* [Short exercise]
Without the images, write out the whole listing exactly.

---+---

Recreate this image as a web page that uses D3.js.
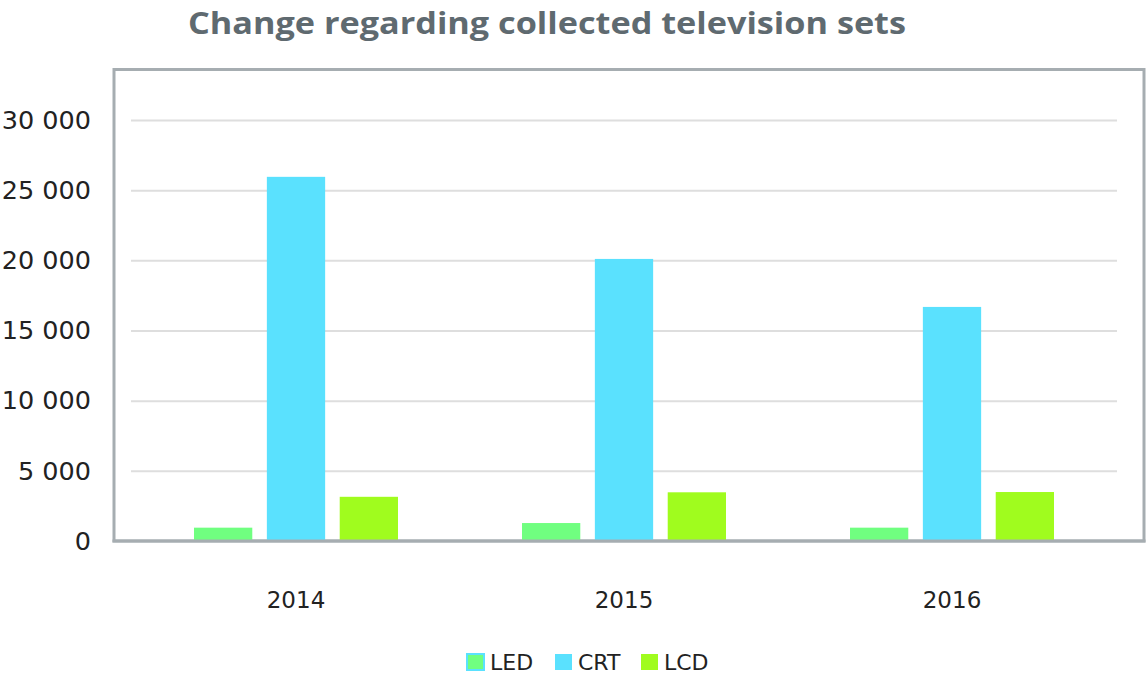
<!DOCTYPE html>
<html><head><meta charset="utf-8">
<script src="https://cdn.jsdelivr.net/npm/d3@7"></script>
<style>body{margin:0;background:#fff}svg{display:block}text{font-family:"DejaVu Sans",sans-serif}</style>
</head><body><svg id="c" width="1147" height="674"></svg>
<script>
const title = "Change regarding collected television sets";
const years = ["2014", "2015", "2016"];
const seriesNames = ["LED", "CRT", "LCD"];
const LED = [950, 1280, 950];
const CRT = [25950, 20100, 16680];
const LCD = [3150, 3470, 3490];
const yTicks = [0, 5000, 10000, 15000, 20000, 25000, 30000];
const colors = {LED: "#70ff80", CRT: "#5ae1fe", LCD: "#a0fc1e"};
const values = {LED, CRT, LCD};

const svg = d3.select("#c");
const x0 = d3.scaleBand().domain(years).range([132, 1116]);
const x1 = d3.scaleBand().domain(seriesNames).range([62, 266]).paddingInner(0.2).paddingOuter(0);
const y = d3.scaleLinear().domain([0, 30000]).range([541, 120]);
const fmt = v => d3.format(",")(v).replace(/,/g, " ");

// title
svg.append("text").attr("x", 547).attr("y", 34).attr("text-anchor", "middle")
  .attr("font-size", 31).attr("font-weight", "bold").attr("fill", "#5f6a70")
  .style("font-family", "'Open Sans', sans-serif")
  .attr("textLength", 718).attr("lengthAdjust", "spacingAndGlyphs").text(title);

// frame
svg.append("rect").attr("x", 114).attr("y", 69.5).attr("width", 1030).attr("height", 471.5)
  .attr("fill", "none").attr("stroke", "#a6adb1").attr("stroke-width", 3);

// gridlines
const grid = svg.append("g").call(d3.axisLeft(y).tickValues(yTicks.filter(d => d > 0)).tickSize(-986).tickFormat(""))
  .attr("transform", "translate(1117,0)");
grid.select(".domain").remove();
grid.selectAll("line").attr("stroke", "#dedede").attr("stroke-width", 2).attr("transform", "scale(-1,1)");

// y axis labels
const ya = svg.append("g").attr("transform", "translate(91,0)")
  .call(d3.axisLeft(y).tickValues(yTicks).tickSize(0).tickPadding(0).tickFormat(fmt));
ya.select(".domain").remove();
ya.selectAll("text").attr("font-size", 25.5).attr("fill", "#222").style("font-family", "DejaVu Sans, sans-serif");

// bars
const g = svg.append("g");
years.forEach((yr, i) => {
  seriesNames.forEach(s => {
    g.append("rect")
      .attr("x", x0(yr) + x1(s)).attr("width", x1.bandwidth())
      .attr("y", y(values[s][i])).attr("height", y(0) - y(values[s][i]))
      .attr("fill", colors[s]);
  });
});
// bottom frame line on top
svg.append("line").attr("x1", 112.5).attr("x2", 1145.5).attr("y1", 541).attr("y2", 541)
  .attr("stroke", "#a6adb1").attr("stroke-width", 3);

// x axis labels
const xa = svg.append("g").attr("transform", "translate(0,600)")
  .call(d3.axisBottom(x0).tickSize(0).tickPadding(0));
xa.select(".domain").remove();
xa.selectAll("text").attr("font-size", 23).attr("fill", "#222").attr("dy", "0.35em").style("font-family", "DejaVu Sans, sans-serif");

// legend
const legX = [467, 555, 641];
seriesNames.forEach((s, i) => {
  const lg = svg.append("g").attr("transform", `translate(${legX[i]},654)`);
  lg.append("rect").attr("x", 0).attr("y", 0).attr("width", 17).attr("height", 16)
    .attr("fill", colors[s]).attr("stroke", i === 0 ? colors.CRT : "none").attr("stroke-width", 2);
  lg.append("text").attr("x", 23).attr("y", 16).attr("font-size", 22).attr("fill", "#222").text(s);
});
</script></body></html>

---+---

* [Response to the task]
Recreate this image as a web page that uses D3.js.
<!DOCTYPE html>
<html><head><meta charset="utf-8">
<script src="https://cdn.jsdelivr.net/npm/d3@7"></script>
<style>body{margin:0;background:#fff}svg{display:block}text{font-family:"DejaVu Sans",sans-serif}</style>
</head><body><svg id="c" width="1147" height="674"></svg>
<script>
const title = "Change regarding collected television sets";
const years = ["2014", "2015", "2016"];
const seriesNames = ["LED", "CRT", "LCD"];
const LED = [950, 1280, 950];
const CRT = [25950, 20100, 16680];
const LCD = [3150, 3470, 3490];
const yTicks = [0, 5000, 10000, 15000, 20000, 25000, 30000];
const colors = {LED: "#70ff80", CRT: "#5ae1fe", LCD: "#a0fc1e"};
const values = {LED, CRT, LCD};

const svg = d3.select("#c");
const x0 = d3.scaleBand().domain(years).range([132, 1116]);
const x1 = d3.scaleBand().domain(seriesNames).range([62, 266]).paddingInner(0.2).paddingOuter(0);
const y = d3.scaleLinear().domain([0, 30000]).range([541, 120]);
const fmt = v => d3.format(",")(v).replace(/,/g, " ");

// title
svg.append("text").attr("x", 547).attr("y", 34).attr("text-anchor", "middle")
  .attr("font-size", 31).attr("font-weight", "bold").attr("fill", "#5f6a70")
  .style("font-family", "'Open Sans', sans-serif")
  .attr("textLength", 718).attr("lengthAdjust", "spacingAndGlyphs").text(title);

// frame
svg.append("rect").attr("x", 114).attr("y", 69.5).attr("width", 1030).attr("height", 471.5)
  .attr("fill", "none").attr("stroke", "#a6adb1").attr("stroke-width", 3);

// gridlines
const grid = svg.append("g").call(d3.axisLeft(y).tickValues(yTicks.filter(d => d > 0)).tickSize(-986).tickFormat(""))
  .attr("transform", "translate(1117,0)");
grid.select(".domain").remove();
grid.selectAll("line").attr("stroke", "#dedede").attr("stroke-width", 2).attr("transform", "scale(-1,1)");

// y axis labels
const ya = svg.append("g").attr("transform", "translate(91,0)")
  .call(d3.axisLeft(y).tickValues(yTicks).tickSize(0).tickPadding(0).tickFormat(fmt));
ya.select(".domain").remove();
ya.selectAll("text").attr("font-size", 25.5).attr("fill", "#222").style("font-family", "DejaVu Sans, sans-serif");

// bars
const g = svg.append("g");
years.forEach((yr, i) => {
  seriesNames.forEach(s => {
    g.append("rect")
      .attr("x", x0(yr) + x1(s)).attr("width", x1.bandwidth())
      .attr("y", y(values[s][i])).attr("height", y(0) - y(values[s][i]))
      .attr("fill", colors[s]);
  });
});
// bottom frame line on top
svg.append("line").attr("x1", 112.5).attr("x2", 1145.5).attr("y1", 541).attr("y2", 541)
  .attr("stroke", "#a6adb1").attr("stroke-width", 3);

// x axis labels
const xa = svg.append("g").attr("transform", "translate(0,600)")
  .call(d3.axisBottom(x0).tickSize(0).tickPadding(0));
xa.select(".domain").remove();
xa.selectAll("text").attr("font-size", 23).attr("fill", "#222").attr("dy", "0.35em").style("font-family", "DejaVu Sans, sans-serif");

// legend
const legX = [467, 555, 641];
seriesNames.forEach((s, i) => {
  const lg = svg.append("g").attr("transform", `translate(${legX[i]},654)`);
  lg.append("rect").attr("x", 0).attr("y", 0).attr("width", 17).attr("height", 16)
    .attr("fill", colors[s]).attr("stroke", i === 0 ? colors.CRT : "none").attr("stroke-width", 2);
  lg.append("text").attr("x", 23).attr("y", 16).attr("font-size", 22).attr("fill", "#222").text(s);
});
</script></body></html>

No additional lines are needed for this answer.